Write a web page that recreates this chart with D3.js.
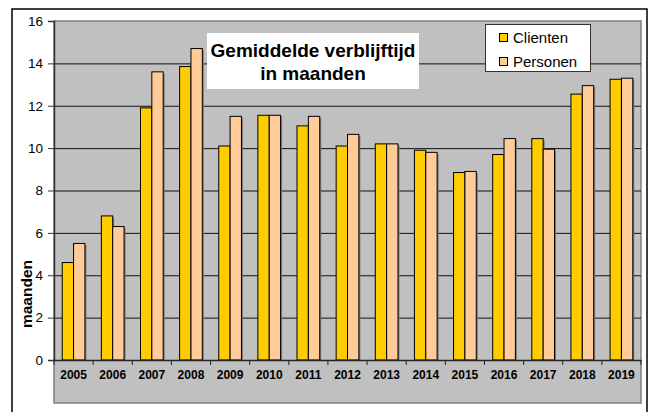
<!DOCTYPE html>
<html>
<head>
<meta charset="utf-8">
<script src="https://cdn.jsdelivr.net/npm/d3@7"></script>
<style>
  body { margin: 0; background: #fff; }
  svg { display: block; font-family: "Liberation Sans", Arial, sans-serif; }
</style>
</head>
<body>
<svg width="649" height="412"></svg>
<script>
const years = ['2005', '2006', '2007', '2008', '2009', '2010', '2011', '2012', '2013', '2014', '2015', '2016', '2017', '2018', '2019'];
const clienten = [4.6, 6.8, 11.9, 13.85, 10.1, 11.55, 11.05, 10.1, 10.2, 9.9, 8.85, 9.7, 10.45, 12.55, 13.25];
const personen = [5.5, 6.3, 13.6, 14.7, 11.5, 11.55, 11.5, 10.65, 10.2, 9.8, 8.9, 10.45, 9.95, 12.95, 13.3];
const yTicks = [0, 2, 4, 6, 8, 10, 12, 14, 16];
const seriesNames = ['Clienten', 'Personen'];
const colors = ['#ffcc00', '#ffcc99'];

const svg = d3.select('svg');
const m = { top: 21, left: 54, right: 641, zero: 360, bottom: 403 };

// outer frame
svg.append('rect')
  .attr('x', 12).attr('y', 9)
  .attr('width', 635).attr('height', 420)
  .attr('fill', '#fff')
  .attr('stroke', '#000')
  .attr('stroke-width', 1.5);

// plot area
svg.append('rect')
  .attr('x', m.left).attr('y', m.top)
  .attr('width', m.right - m.left).attr('height', m.bottom - m.top)
  .attr('fill', '#c0c0c0')
  .attr('stroke', '#808080')
  .attr('stroke-width', 1.5);

const x0 = d3.scaleBand()
  .domain(years)
  .range([m.left, m.right])
  .paddingInner(0.42)
  .paddingOuter(0.21);

const x1 = d3.scaleBand()
  .domain(seriesNames)
  .range([0, x0.bandwidth()]);

const y = d3.scaleLinear()
  .domain([0, 16])
  .range([m.zero, m.top]);

// gridlines
svg.append('g')
  .selectAll('line')
  .data(yTicks.filter(d => d > 0 && d < 16))
  .join('line')
  .attr('x1', m.left).attr('x2', m.right)
  .attr('y1', d => y(d) + 0.5).attr('y2', d => y(d) + 0.5)
  .attr('stroke', '#111')
  .attr('stroke-width', 1);

// bars
const data = years.map((yr, i) => ({ year: yr, vals: [clienten[i], personen[i]] }));

const groups = svg.append('g')
  .selectAll('g')
  .data(data)
  .join('g')
  .attr('transform', d => `translate(${x0(d.year)},0)`);

groups.selectAll('rect.shadow')
  .data(d => d.vals.map((v, k) => ({ k, v })))
  .join('rect')
  .attr('class', 'shadow')
  .attr('x', d => x1(seriesNames[d.k]) + 1.5)
  .attr('y', d => y(d.v) + 1.5)
  .attr('width', x1.bandwidth())
  .attr('height', d => m.zero - y(d.v) - 1.5)
  .attr('fill', '#7a7a7a');

groups.selectAll('rect.bar')
  .data(d => d.vals.map((v, k) => ({ k, v })))
  .join('rect')
  .attr('class', 'bar')
  .attr('x', d => x1(seriesNames[d.k]))
  .attr('y', d => y(d.v))
  .attr('width', x1.bandwidth())
  .attr('height', d => m.zero - y(d.v))
  .attr('fill', d => colors[d.k])
  .attr('stroke', '#000')
  .attr('stroke-width', 1);

// y axis
const yAxis = svg.append('g')
  .attr('transform', `translate(${m.left},0)`)
  .call(d3.axisLeft(y).tickValues(yTicks).tickSize(6).tickPadding(5));
yAxis.select('.domain').attr('stroke', '#333').attr('stroke-width', 1.5);
yAxis.selectAll('.tick line').attr('stroke', '#333');
yAxis.selectAll('text')
  .attr('font-size', 13.5)
  .attr('font-family', '"Liberation Sans", Arial, sans-serif')
  .attr('fill', '#000');

// x axis
const xAxis = svg.append('g')
  .attr('transform', `translate(0,${m.zero})`)
  .call(d3.axisBottom(x0).tickSize(0).tickPadding(10.5));
xAxis.select('.domain').attr('stroke', '#222').attr('stroke-width', 1.5);
xAxis.selectAll('text')
  .attr('font-size', 12)
  .attr('font-weight', 'bold')
  .attr('font-family', '"Liberation Sans", Arial, sans-serif')
  .attr('fill', '#000');

const step = x0.step();
svg.append('g')
  .selectAll('line')
  .data(d3.range(years.length + 1))
  .join('line')
  .attr('x1', i => m.left + i * step).attr('x2', i => m.left + i * step)
  .attr('y1', m.zero).attr('y2', m.zero + 5)
  .attr('stroke', '#222');

// y label
svg.append('text')
  .attr('transform', 'translate(32,294) rotate(-90)')
  .attr('text-anchor', 'middle')
  .attr('font-size', 15.5)
  .attr('font-weight', 'bold')
  .text('maanden');

// title
svg.append('rect')
  .attr('x', 207).attr('y', 33)
  .attr('width', 212).attr('height', 56)
  .attr('fill', '#fff');
svg.append('text')
  .attr('x', 313).attr('y', 57)
  .attr('text-anchor', 'middle')
  .attr('font-size', 19)
  .attr('font-weight', 'bold')
  .text('Gemiddelde verblijftijd');
svg.append('text')
  .attr('x', 313).attr('y', 80)
  .attr('text-anchor', 'middle')
  .attr('font-size', 19)
  .attr('font-weight', 'bold')
  .text('in maanden');

// legend
const legend = svg.append('g');
legend.append('rect')
  .attr('x', 485.5).attr('y', 24.5)
  .attr('width', 105).attr('height', 47)
  .attr('fill', '#fff')
  .attr('stroke', '#333');
const li = legend.selectAll('g')
  .data(seriesNames)
  .join('g')
  .attr('transform', (d, i) => `translate(499,${33 + i * 24})`);
li.append('rect')
  .attr('x', 0.5).attr('y', 0.5)
  .attr('width', 8).attr('height', 8)
  .attr('fill', (d, i) => colors[i])
  .attr('stroke', '#000');
li.append('text')
  .attr('x', 14).attr('y', 10)
  .attr('font-size', 15)
  .text(d => d);
</script>
</body>
</html>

### Problem description:
Please write out all of the material above without changing a word, and omit any pictures.

### Complete answer:
Write a web page that recreates this chart with D3.js.
<!DOCTYPE html>
<html>
<head>
<meta charset="utf-8">
<script src="https://cdn.jsdelivr.net/npm/d3@7"></script>
<style>
  body { margin: 0; background: #fff; }
  svg { display: block; font-family: "Liberation Sans", Arial, sans-serif; }
</style>
</head>
<body>
<svg width="649" height="412"></svg>
<script>
const years = ['2005', '2006', '2007', '2008', '2009', '2010', '2011', '2012', '2013', '2014', '2015', '2016', '2017', '2018', '2019'];
const clienten = [4.6, 6.8, 11.9, 13.85, 10.1, 11.55, 11.05, 10.1, 10.2, 9.9, 8.85, 9.7, 10.45, 12.55, 13.25];
const personen = [5.5, 6.3, 13.6, 14.7, 11.5, 11.55, 11.5, 10.65, 10.2, 9.8, 8.9, 10.45, 9.95, 12.95, 13.3];
const yTicks = [0, 2, 4, 6, 8, 10, 12, 14, 16];
const seriesNames = ['Clienten', 'Personen'];
const colors = ['#ffcc00', '#ffcc99'];

const svg = d3.select('svg');
const m = { top: 21, left: 54, right: 641, zero: 360, bottom: 403 };

// outer frame
svg.append('rect')
  .attr('x', 12).attr('y', 9)
  .attr('width', 635).attr('height', 420)
  .attr('fill', '#fff')
  .attr('stroke', '#000')
  .attr('stroke-width', 1.5);

// plot area
svg.append('rect')
  .attr('x', m.left).attr('y', m.top)
  .attr('width', m.right - m.left).attr('height', m.bottom - m.top)
  .attr('fill', '#c0c0c0')
  .attr('stroke', '#808080')
  .attr('stroke-width', 1.5);

const x0 = d3.scaleBand()
  .domain(years)
  .range([m.left, m.right])
  .paddingInner(0.42)
  .paddingOuter(0.21);

const x1 = d3.scaleBand()
  .domain(seriesNames)
  .range([0, x0.bandwidth()]);

const y = d3.scaleLinear()
  .domain([0, 16])
  .range([m.zero, m.top]);

// gridlines
svg.append('g')
  .selectAll('line')
  .data(yTicks.filter(d => d > 0 && d < 16))
  .join('line')
  .attr('x1', m.left).attr('x2', m.right)
  .attr('y1', d => y(d) + 0.5).attr('y2', d => y(d) + 0.5)
  .attr('stroke', '#111')
  .attr('stroke-width', 1);

// bars
const data = years.map((yr, i) => ({ year: yr, vals: [clienten[i], personen[i]] }));

const groups = svg.append('g')
  .selectAll('g')
  .data(data)
  .join('g')
  .attr('transform', d => `translate(${x0(d.year)},0)`);

groups.selectAll('rect.shadow')
  .data(d => d.vals.map((v, k) => ({ k, v })))
  .join('rect')
  .attr('class', 'shadow')
  .attr('x', d => x1(seriesNames[d.k]) + 1.5)
  .attr('y', d => y(d.v) + 1.5)
  .attr('width', x1.bandwidth())
  .attr('height', d => m.zero - y(d.v) - 1.5)
  .attr('fill', '#7a7a7a');

groups.selectAll('rect.bar')
  .data(d => d.vals.map((v, k) => ({ k, v })))
  .join('rect')
  .attr('class', 'bar')
  .attr('x', d => x1(seriesNames[d.k]))
  .attr('y', d => y(d.v))
  .attr('width', x1.bandwidth())
  .attr('height', d => m.zero - y(d.v))
  .attr('fill', d => colors[d.k])
  .attr('stroke', '#000')
  .attr('stroke-width', 1);

// y axis
const yAxis = svg.append('g')
  .attr('transform', `translate(${m.left},0)`)
  .call(d3.axisLeft(y).tickValues(yTicks).tickSize(6).tickPadding(5));
yAxis.select('.domain').attr('stroke', '#333').attr('stroke-width', 1.5);
yAxis.selectAll('.tick line').attr('stroke', '#333');
yAxis.selectAll('text')
  .attr('font-size', 13.5)
  .attr('font-family', '"Liberation Sans", Arial, sans-serif')
  .attr('fill', '#000');

// x axis
const xAxis = svg.append('g')
  .attr('transform', `translate(0,${m.zero})`)
  .call(d3.axisBottom(x0).tickSize(0).tickPadding(10.5));
xAxis.select('.domain').attr('stroke', '#222').attr('stroke-width', 1.5);
xAxis.selectAll('text')
  .attr('font-size', 12)
  .attr('font-weight', 'bold')
  .attr('font-family', '"Liberation Sans", Arial, sans-serif')
  .attr('fill', '#000');

const step = x0.step();
svg.append('g')
  .selectAll('line')
  .data(d3.range(years.length + 1))
  .join('line')
  .attr('x1', i => m.left + i * step).attr('x2', i => m.left + i * step)
  .attr('y1', m.zero).attr('y2', m.zero + 5)
  .attr('stroke', '#222');

// y label
svg.append('text')
  .attr('transform', 'translate(32,294) rotate(-90)')
  .attr('text-anchor', 'middle')
  .attr('font-size', 15.5)
  .attr('font-weight', 'bold')
  .text('maanden');

// title
svg.append('rect')
  .attr('x', 207).attr('y', 33)
  .attr('width', 212).attr('height', 56)
  .attr('fill', '#fff');
svg.append('text')
  .attr('x', 313).attr('y', 57)
  .attr('text-anchor', 'middle')
  .attr('font-size', 19)
  .attr('font-weight', 'bold')
  .text('Gemiddelde verblijftijd');
svg.append('text')
  .attr('x', 313).attr('y', 80)
  .attr('text-anchor', 'middle')
  .attr('font-size', 19)
  .attr('font-weight', 'bold')
  .text('in maanden');

// legend
const legend = svg.append('g');
legend.append('rect')
  .attr('x', 485.5).attr('y', 24.5)
  .attr('width', 105).attr('height', 47)
  .attr('fill', '#fff')
  .attr('stroke', '#333');
const li = legend.selectAll('g')
  .data(seriesNames)
  .join('g')
  .attr('transform', (d, i) => `translate(499,${33 + i * 24})`);
li.append('rect')
  .attr('x', 0.5).attr('y', 0.5)
  .attr('width', 8).attr('height', 8)
  .attr('fill', (d, i) => colors[i])
  .attr('stroke', '#000');
li.append('text')
  .attr('x', 14).attr('y', 10)
  .attr('font-size', 15)
  .text(d => d);
</script>
</body>
</html>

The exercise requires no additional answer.